The Audit Committee’s function is to review with Aastrom’s independent accountants and management the annual financial statements and independent accountants’ opinion, review the scope and results of the examination of Aastrom’s financial statements by the independent accountants, review all professional services performed and related fees by the independent accountants, approve the retention of the independent accountants and periodically review Aastrom’s accounting policies and internal accounting and financial controls. The members of the Audit Committee for the fiscal year 2006 were Timothy M. Mayleben, Alan L. Rubino, Nelson M. Sims and Stephen G. Sudovar. During the fiscal year ended June 30, 2006, the Audit Committee held seven meetings. All members of the Company’s Audit Committee are independent (as independence is defined in Rule 4200(a)(15) of the NASD listing standards). Mr. Mayleben has been designated as an audit committee financial expert, as defined in the rules of the Securities and Exchange Commission (the “SEC”). The Audit Committee acts pursuant to a written charter, which is available at the Company’s website, www.aastrom.com. For additional information concerning the Audit Committee, see “Report of the Audit Committee of the Board of Directors.”
 
The Compensation Committee’s function is to review and approve salary and bonus levels and stock option or restricted stock grants.
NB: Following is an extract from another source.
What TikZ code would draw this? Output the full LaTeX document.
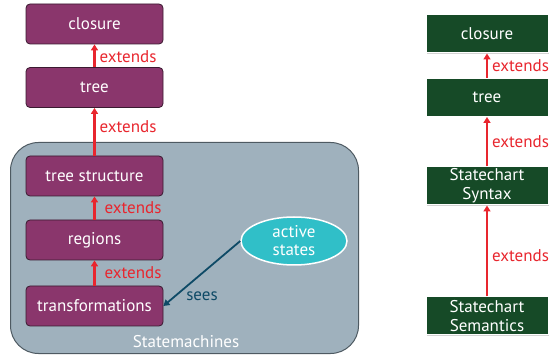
\documentclass[tikz,border=0pt]{standalone}
\usepackage{fontspec}
\setmainfont{PT Sans}
\usetikzlibrary{positioning, arrows.meta, shapes.geometric, shadows}
\definecolor{plum}{HTML}{8A366C}
\definecolor{plumedge}{HTML}{3A1A30}
\definecolor{slate}{HTML}{9FB1BD}
\definecolor{slateedge}{HTML}{4E5A62}
\definecolor{forest}{HTML}{164A27}
\definecolor{aqua}{HTML}{30BFC8}
\definecolor{extred}{HTML}{E8262E}
\definecolor{seesblue}{HTML}{0E4A66}

\begin{document}
\begin{tikzpicture}[x=1pt, y=-1pt, >=latex, font=\fontsize{17}{19}\selectfont,
    layer/.style={draw=plumedge, fill=plum, text=white, rounded corners=4pt, minimum width=137pt, minimum height=40pt, line width=0.8pt},
    module/.style={draw=white, fill=forest, text=white, minimum width=122pt, minimum height=38pt, line width=1pt, align=center, inner sep=1pt, drop shadow={shadow xshift=0.8pt, shadow yshift=-1pt, opacity=0.35}},
    ext/.style={draw=extred, line width=2.2pt, -{Triangle[width=7pt,length=6pt]}},
    extlabel/.style={text=extred, right, inner sep=4pt}]

    \useasboundingbox (0,0) rectangle (552,358);

    % ===== Statemachines container =====
    \node[draw=slateedge, fill=slate, rounded corners=28pt, line width=1pt, minimum width=348pt, minimum height=211pt] (SM) at (184.5,248) {};
    \node[text=white] (SMlabel) at (186,342) {Statemachines};

    % ===== left stack =====
    \node[layer] (closureL)   at (94.5,24)  {closure};
    \node[layer] (treeL)      at (94.5,87.5) {tree};
    \node[layer] (treestruct) at (94.5,176) {tree structure};
    \node[layer] (regions)    at (94.5,240) {regions};
    \node[layer] (transf)     at (94.5,306) {transformations};

    \node[ellipse, draw=white, fill=aqua, text=white, line width=1.5pt, minimum width=106pt, minimum height=48pt, align=center, inner sep=0pt, font=\fontsize{17}{18}\selectfont] (active) at (294,241) {active\\states};

    \draw[ext] (treeL.north) -- (closureL.south) node[extlabel, pos=0.45] {extends};
    \draw[ext] (treestruct.north) -- (treeL.south) node[extlabel, pos=0.6] {extends};
    \draw[ext] (regions.north) -- (treestruct.south) node[extlabel, pos=0.5, xshift=5pt] {extends};
    \draw[ext] (transf.north) -- (regions.south) node[extlabel, pos=0.5, xshift=5pt] {extends};

    \draw[draw=seesblue, line width=1.8pt, -{Triangle[width=7pt,length=6pt]}] (active.west) -- (transf.east);
    \node[text=seesblue] (seeslabel) at (202,296) {sees};

    % ===== right stack =====
    \node[module] (closureR)  at (487,34)  {closure};
    \node[module] (treeR)     at (487,97.5) {tree};
    \node[module] (syntax)    at (487,186) {Statechart\\Syntax};
    \node[module] (semantics) at (487,316) {Statechart\\Semantics};

    \draw[ext] (treeR.north) -- (closureR.south) node[extlabel, pos=0.5] {extends};
    \draw[ext] (syntax.north) -- (treeR.south) node[extlabel, pos=0.5] {extends};
    \draw[ext] (semantics.north) -- (syntax.south) node[extlabel, pos=0.45] {extends};

\end{tikzpicture}
\end{document}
The members of the Compensation Committee for the fiscal year 2006 were Timothy M. Mayleben, Alan L. Rubino and Stephen G. Sudovar. During the fiscal year ended June 30, 2006, the Compensation Committee held six meetings. All members of the Company’s Compensation Committee are independent (as independence is defined in Rule 4200(a)(15) of the NASD listing standards). The Compensation Committee acts pursuant to a written charter, which is available at the Company’s website, www.aastrom.com. For additional information concerning the Compensation Committee, see “Report of the Compensation Committee of the Board of Directors on Executive Compensation” and “Executive Compensation and Other Matters.”
 
The Corporate Governance and Nominating Committee’s (the “Governance Committee”) function is to assist Aastrom’s Board of Directors in fulfilling its responsibilities by reviewing and reporting to the Board of Directors upon (i) corporate governance compliance mechanisms, (ii) corporate governance roles amongst management and directors, and (iii) Board of Directors process enhancement. This committee also considers qualified candidates for appointment and nomination for election to the Board of Directors and makes recommendations concerning such candidates. Consistent with this function, the Governance Committee encourages continuous improvement of, and fosters adherence to, the Company’s corporate governance policies, procedures and practices at all levels. The members of the Governance Committee for the fiscal year 2006 were Nelson M. Sims, Stephen G. Sudovar, Susan L. Wyant and Robert L. Zerbe. During the fiscal year ended June 30, 2006, the Governance Committee held four meetings. All the members of the Governance Committee are independent (as independence is defined in Rule 4200(a)(15) of the NASD listing standards). The Governance Committee acts pursuant to a written charter which is available at the Company’s website, www.aastrom.com. For additional information concerning the Governance Committee, see “Report of the Corporate Governance and Nominating Committee of the Board of Directors.”